[Entries with chart source code]
++++++++++

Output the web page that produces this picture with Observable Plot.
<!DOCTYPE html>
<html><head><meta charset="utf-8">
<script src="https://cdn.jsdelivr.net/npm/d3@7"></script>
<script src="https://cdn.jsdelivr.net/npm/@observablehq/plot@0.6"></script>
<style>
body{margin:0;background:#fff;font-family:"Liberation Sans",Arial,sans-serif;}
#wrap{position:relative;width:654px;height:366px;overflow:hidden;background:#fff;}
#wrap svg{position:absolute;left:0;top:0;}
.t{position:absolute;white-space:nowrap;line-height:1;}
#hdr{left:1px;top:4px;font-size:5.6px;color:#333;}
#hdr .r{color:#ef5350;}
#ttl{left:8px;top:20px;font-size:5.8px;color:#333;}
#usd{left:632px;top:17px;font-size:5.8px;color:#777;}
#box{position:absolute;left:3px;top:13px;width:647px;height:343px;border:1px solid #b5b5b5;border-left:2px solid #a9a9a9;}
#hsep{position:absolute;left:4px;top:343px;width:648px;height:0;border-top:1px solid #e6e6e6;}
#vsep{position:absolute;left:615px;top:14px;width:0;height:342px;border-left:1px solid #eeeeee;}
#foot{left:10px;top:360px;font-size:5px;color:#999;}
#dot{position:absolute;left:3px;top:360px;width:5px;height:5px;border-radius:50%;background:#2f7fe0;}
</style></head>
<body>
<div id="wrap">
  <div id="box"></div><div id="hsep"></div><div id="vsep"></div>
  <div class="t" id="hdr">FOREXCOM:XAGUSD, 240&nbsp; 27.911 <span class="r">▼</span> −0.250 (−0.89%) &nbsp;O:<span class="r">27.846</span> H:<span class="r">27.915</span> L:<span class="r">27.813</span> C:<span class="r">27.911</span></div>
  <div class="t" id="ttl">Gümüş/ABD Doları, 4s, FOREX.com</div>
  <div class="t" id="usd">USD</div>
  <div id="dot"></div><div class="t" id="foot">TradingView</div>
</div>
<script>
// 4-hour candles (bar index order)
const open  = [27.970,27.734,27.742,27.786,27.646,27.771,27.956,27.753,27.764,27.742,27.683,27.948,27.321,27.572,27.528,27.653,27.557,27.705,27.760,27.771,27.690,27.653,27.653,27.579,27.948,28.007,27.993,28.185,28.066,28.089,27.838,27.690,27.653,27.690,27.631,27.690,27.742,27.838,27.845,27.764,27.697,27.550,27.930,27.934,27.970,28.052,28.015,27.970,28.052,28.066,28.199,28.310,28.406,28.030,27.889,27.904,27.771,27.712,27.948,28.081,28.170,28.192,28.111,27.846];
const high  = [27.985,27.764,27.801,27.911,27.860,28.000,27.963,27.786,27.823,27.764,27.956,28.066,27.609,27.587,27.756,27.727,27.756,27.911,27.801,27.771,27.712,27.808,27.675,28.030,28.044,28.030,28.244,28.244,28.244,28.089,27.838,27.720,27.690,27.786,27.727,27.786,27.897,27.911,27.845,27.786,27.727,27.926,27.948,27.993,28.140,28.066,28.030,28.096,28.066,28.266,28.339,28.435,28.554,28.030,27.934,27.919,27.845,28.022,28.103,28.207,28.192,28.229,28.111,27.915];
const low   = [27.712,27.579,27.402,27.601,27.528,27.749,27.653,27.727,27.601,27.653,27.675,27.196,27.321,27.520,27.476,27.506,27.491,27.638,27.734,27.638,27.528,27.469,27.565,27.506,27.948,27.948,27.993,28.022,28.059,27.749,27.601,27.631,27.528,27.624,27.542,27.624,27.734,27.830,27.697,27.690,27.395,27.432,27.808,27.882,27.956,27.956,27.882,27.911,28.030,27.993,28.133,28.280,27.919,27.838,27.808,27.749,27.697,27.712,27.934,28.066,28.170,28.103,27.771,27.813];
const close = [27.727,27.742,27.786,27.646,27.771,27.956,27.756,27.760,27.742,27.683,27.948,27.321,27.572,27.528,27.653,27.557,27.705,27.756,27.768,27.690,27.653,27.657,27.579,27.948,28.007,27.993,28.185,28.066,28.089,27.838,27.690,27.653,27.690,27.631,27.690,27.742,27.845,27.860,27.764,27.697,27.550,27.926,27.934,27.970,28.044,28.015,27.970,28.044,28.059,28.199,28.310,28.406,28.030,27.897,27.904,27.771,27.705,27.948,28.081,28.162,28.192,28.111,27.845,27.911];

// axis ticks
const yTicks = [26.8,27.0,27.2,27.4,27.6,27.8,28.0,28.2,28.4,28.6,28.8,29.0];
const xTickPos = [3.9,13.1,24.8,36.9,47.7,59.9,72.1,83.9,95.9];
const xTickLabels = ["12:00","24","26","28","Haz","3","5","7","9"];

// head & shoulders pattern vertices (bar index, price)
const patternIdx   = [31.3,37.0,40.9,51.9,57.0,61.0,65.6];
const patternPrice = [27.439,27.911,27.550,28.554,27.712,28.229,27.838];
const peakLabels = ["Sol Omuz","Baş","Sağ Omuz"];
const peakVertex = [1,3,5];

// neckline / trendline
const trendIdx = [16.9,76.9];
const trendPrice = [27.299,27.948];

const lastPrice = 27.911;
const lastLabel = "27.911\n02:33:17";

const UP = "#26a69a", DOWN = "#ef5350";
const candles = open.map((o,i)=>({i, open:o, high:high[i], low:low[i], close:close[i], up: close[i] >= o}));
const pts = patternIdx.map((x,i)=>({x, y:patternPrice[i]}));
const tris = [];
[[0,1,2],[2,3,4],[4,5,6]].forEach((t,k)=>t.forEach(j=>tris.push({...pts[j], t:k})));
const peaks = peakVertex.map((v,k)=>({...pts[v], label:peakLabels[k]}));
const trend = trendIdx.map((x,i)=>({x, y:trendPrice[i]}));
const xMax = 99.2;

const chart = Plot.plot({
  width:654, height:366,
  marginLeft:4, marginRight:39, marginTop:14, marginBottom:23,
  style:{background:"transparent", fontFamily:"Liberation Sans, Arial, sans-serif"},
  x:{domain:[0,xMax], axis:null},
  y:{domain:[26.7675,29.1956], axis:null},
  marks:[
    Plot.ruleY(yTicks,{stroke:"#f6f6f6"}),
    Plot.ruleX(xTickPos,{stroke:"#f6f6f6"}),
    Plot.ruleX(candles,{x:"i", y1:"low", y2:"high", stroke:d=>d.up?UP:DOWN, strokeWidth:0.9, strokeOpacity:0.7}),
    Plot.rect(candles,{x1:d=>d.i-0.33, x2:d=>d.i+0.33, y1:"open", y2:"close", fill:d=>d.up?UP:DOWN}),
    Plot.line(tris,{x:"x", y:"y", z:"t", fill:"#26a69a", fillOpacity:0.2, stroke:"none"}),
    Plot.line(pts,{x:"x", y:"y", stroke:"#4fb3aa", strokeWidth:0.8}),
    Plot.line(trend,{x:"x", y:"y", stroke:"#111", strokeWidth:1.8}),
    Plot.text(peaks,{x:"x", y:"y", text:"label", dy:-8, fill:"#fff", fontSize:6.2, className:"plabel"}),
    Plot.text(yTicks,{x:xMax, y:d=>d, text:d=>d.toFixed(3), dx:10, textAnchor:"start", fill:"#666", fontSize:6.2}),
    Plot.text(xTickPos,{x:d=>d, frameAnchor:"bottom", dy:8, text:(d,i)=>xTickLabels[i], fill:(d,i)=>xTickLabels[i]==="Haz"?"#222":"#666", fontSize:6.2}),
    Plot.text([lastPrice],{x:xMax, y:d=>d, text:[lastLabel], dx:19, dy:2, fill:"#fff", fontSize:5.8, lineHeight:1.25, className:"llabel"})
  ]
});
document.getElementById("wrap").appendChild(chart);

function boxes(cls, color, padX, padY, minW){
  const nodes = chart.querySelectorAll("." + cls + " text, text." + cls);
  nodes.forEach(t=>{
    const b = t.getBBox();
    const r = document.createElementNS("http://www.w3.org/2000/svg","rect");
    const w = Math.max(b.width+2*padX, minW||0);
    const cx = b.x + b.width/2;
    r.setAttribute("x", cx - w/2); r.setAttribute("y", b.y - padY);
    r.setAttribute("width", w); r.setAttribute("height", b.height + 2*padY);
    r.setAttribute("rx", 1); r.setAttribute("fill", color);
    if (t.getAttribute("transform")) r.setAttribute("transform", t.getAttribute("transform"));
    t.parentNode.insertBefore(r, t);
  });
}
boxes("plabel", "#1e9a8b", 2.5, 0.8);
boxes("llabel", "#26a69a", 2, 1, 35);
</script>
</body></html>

++++++++++

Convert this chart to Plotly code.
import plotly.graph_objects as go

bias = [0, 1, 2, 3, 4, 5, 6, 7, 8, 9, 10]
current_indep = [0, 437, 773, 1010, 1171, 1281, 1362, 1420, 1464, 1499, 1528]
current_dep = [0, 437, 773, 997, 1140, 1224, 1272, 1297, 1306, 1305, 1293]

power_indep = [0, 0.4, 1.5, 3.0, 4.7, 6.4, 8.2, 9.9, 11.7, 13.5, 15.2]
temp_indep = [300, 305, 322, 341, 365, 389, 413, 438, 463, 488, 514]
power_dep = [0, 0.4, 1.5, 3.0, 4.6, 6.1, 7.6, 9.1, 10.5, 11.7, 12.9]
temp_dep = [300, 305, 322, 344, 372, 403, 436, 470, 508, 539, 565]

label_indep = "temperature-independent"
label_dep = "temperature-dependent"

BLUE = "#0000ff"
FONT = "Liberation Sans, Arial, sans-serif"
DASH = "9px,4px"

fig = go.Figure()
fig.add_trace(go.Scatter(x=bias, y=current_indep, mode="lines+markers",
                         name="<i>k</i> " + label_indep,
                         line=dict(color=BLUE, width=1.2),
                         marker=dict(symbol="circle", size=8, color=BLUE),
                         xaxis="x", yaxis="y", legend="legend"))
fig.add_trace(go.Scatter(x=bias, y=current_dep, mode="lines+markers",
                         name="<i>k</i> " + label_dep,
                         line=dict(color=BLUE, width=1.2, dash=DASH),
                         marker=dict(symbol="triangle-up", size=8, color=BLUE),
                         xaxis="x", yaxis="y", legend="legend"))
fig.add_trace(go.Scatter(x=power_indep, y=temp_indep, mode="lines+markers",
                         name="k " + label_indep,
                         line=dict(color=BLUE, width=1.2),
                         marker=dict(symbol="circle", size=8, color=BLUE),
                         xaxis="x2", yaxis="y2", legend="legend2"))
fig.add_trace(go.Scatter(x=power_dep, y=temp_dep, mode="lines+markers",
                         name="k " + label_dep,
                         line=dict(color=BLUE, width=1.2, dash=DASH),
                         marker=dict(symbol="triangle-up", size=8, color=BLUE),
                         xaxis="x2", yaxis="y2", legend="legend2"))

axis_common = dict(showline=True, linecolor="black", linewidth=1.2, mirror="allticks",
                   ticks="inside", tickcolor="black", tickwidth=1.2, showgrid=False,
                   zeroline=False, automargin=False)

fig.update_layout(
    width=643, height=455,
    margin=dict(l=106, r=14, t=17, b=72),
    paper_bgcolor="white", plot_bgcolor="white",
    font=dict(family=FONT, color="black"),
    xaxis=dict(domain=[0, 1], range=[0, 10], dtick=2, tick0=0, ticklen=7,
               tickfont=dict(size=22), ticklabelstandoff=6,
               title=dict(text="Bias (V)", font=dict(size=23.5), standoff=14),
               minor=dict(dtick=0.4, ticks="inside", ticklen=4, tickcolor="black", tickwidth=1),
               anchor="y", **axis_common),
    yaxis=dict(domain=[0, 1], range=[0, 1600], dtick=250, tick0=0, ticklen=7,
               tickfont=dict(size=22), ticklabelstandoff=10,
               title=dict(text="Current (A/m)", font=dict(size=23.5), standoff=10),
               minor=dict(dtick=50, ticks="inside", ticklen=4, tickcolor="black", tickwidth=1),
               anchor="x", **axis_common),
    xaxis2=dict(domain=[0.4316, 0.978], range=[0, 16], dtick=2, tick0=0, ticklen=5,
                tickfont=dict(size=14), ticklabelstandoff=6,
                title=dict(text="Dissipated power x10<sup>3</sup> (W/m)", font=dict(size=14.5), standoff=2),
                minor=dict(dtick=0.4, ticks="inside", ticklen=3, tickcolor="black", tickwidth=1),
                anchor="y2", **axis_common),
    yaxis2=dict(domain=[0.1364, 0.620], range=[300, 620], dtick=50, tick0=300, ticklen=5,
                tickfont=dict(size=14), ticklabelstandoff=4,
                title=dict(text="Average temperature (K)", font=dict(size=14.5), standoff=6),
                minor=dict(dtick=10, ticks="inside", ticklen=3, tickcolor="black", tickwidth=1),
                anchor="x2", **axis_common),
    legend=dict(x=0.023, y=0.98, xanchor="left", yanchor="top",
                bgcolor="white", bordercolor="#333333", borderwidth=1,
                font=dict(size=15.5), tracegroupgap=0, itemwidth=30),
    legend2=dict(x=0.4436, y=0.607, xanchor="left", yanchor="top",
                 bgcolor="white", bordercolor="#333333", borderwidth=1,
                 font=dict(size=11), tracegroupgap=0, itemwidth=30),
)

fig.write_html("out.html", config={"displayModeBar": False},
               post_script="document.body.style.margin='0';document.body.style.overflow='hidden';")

++++++++++

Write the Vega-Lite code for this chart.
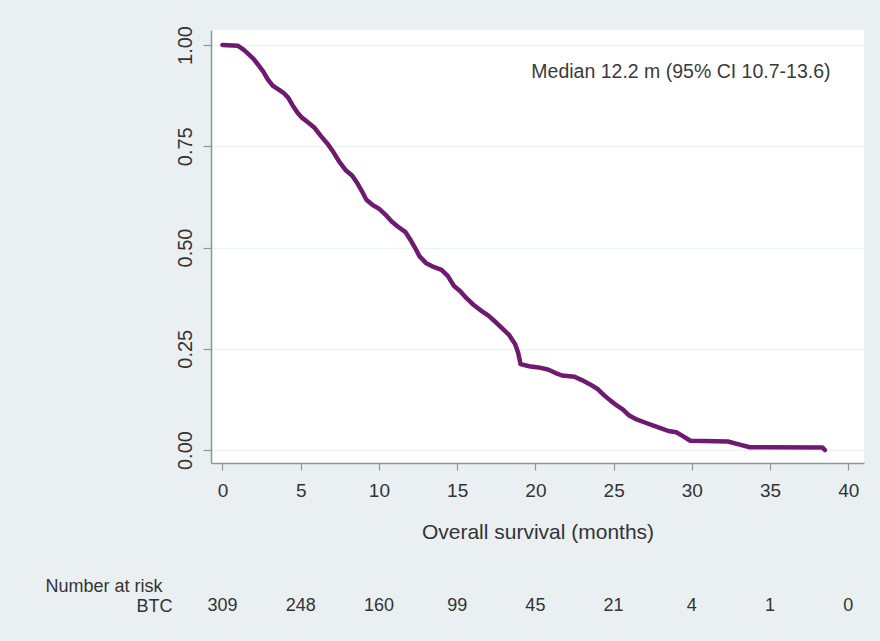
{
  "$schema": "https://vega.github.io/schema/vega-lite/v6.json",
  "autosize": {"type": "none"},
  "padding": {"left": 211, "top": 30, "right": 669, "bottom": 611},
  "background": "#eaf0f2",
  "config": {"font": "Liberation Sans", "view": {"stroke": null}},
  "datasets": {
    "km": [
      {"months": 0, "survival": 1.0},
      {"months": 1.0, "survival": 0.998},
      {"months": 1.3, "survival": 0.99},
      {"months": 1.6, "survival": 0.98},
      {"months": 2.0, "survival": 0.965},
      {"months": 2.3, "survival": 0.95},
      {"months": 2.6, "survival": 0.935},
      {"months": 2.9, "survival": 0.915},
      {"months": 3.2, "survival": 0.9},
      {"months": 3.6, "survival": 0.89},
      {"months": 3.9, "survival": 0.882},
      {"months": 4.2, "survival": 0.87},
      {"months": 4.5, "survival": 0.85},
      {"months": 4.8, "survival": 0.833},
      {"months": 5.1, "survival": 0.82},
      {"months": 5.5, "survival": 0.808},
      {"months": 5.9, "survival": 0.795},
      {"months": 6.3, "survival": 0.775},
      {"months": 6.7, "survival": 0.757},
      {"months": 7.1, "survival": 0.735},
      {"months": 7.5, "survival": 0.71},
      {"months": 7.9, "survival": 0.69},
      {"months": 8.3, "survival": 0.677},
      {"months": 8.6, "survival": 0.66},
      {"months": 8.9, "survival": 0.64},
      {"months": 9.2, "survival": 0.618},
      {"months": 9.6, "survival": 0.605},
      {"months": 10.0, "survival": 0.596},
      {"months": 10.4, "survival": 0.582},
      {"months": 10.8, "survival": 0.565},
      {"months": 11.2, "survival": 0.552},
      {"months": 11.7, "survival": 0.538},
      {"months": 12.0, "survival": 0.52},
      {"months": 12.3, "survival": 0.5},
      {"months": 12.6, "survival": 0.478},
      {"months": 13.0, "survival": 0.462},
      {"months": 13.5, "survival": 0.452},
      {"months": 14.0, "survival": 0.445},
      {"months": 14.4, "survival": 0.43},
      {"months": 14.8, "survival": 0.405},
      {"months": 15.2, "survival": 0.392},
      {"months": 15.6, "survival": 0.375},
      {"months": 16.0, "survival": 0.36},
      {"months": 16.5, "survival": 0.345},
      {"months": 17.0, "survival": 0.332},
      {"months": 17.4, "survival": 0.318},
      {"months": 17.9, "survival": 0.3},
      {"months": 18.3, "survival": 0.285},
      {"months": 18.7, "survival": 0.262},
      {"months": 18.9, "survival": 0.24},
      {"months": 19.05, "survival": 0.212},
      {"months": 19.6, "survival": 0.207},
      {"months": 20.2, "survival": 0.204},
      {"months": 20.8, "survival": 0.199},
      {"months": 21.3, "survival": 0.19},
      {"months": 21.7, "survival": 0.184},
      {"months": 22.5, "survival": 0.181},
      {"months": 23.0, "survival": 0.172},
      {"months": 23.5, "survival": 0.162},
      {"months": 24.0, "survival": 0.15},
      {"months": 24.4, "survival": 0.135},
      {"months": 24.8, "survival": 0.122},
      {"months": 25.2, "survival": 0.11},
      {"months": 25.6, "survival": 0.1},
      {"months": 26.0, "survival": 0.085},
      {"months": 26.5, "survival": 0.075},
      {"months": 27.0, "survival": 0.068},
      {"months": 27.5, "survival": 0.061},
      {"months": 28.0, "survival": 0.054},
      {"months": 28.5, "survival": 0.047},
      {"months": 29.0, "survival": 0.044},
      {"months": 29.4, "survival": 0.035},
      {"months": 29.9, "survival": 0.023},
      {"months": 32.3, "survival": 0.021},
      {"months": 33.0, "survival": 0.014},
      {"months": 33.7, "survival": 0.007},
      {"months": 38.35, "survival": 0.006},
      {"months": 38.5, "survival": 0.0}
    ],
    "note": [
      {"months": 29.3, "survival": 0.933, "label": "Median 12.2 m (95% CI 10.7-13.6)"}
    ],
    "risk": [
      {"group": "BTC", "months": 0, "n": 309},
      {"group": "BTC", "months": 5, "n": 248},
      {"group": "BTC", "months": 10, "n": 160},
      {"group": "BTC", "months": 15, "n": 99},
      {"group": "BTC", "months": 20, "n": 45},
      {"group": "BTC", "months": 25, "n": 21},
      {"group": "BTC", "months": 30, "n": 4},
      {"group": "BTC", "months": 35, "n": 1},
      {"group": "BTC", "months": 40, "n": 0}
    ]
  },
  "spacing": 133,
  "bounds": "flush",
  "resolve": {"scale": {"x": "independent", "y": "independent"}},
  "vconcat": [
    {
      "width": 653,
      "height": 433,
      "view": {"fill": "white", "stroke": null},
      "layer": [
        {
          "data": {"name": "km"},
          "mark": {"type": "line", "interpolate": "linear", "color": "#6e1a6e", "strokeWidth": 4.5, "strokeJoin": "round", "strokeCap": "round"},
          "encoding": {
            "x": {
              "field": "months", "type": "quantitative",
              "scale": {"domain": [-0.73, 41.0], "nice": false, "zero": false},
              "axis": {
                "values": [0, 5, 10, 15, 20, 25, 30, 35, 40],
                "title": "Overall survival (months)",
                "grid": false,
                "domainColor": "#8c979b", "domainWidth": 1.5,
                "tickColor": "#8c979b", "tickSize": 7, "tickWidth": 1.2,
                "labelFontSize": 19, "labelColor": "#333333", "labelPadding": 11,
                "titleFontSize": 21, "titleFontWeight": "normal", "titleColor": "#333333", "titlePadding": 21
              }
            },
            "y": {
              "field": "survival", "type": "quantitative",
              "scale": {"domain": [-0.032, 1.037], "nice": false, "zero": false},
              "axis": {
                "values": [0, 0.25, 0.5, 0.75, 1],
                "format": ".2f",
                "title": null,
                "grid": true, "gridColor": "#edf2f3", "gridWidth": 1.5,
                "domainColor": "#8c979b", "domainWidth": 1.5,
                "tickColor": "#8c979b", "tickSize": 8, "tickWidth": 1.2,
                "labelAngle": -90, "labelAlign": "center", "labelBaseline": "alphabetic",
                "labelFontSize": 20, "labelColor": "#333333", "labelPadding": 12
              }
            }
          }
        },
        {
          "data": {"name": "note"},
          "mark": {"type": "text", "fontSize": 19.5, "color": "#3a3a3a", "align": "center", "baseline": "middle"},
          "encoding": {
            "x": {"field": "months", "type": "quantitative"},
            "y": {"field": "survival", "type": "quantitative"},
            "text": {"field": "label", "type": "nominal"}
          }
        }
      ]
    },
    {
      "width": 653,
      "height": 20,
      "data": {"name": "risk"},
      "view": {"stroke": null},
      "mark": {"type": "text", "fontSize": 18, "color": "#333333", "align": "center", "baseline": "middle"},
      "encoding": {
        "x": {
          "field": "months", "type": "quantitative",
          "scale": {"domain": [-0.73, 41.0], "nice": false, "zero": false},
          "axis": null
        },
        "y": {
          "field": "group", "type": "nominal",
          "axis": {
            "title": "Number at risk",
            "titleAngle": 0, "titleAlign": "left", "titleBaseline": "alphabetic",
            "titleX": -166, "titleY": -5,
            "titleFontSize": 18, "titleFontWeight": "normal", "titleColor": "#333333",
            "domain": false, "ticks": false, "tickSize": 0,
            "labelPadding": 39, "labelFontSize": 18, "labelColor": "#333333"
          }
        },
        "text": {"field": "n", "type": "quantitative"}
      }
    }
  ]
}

++++++++++

### PROBLEM:
Check each line of the entries above for the word "this". List the ones that have it.

### OUTPUT OF THE EXERCISE:
Output the web page that produces this picture with Observable Plot.
Convert this chart to Plotly code.
Write the Vega-Lite code for this chart.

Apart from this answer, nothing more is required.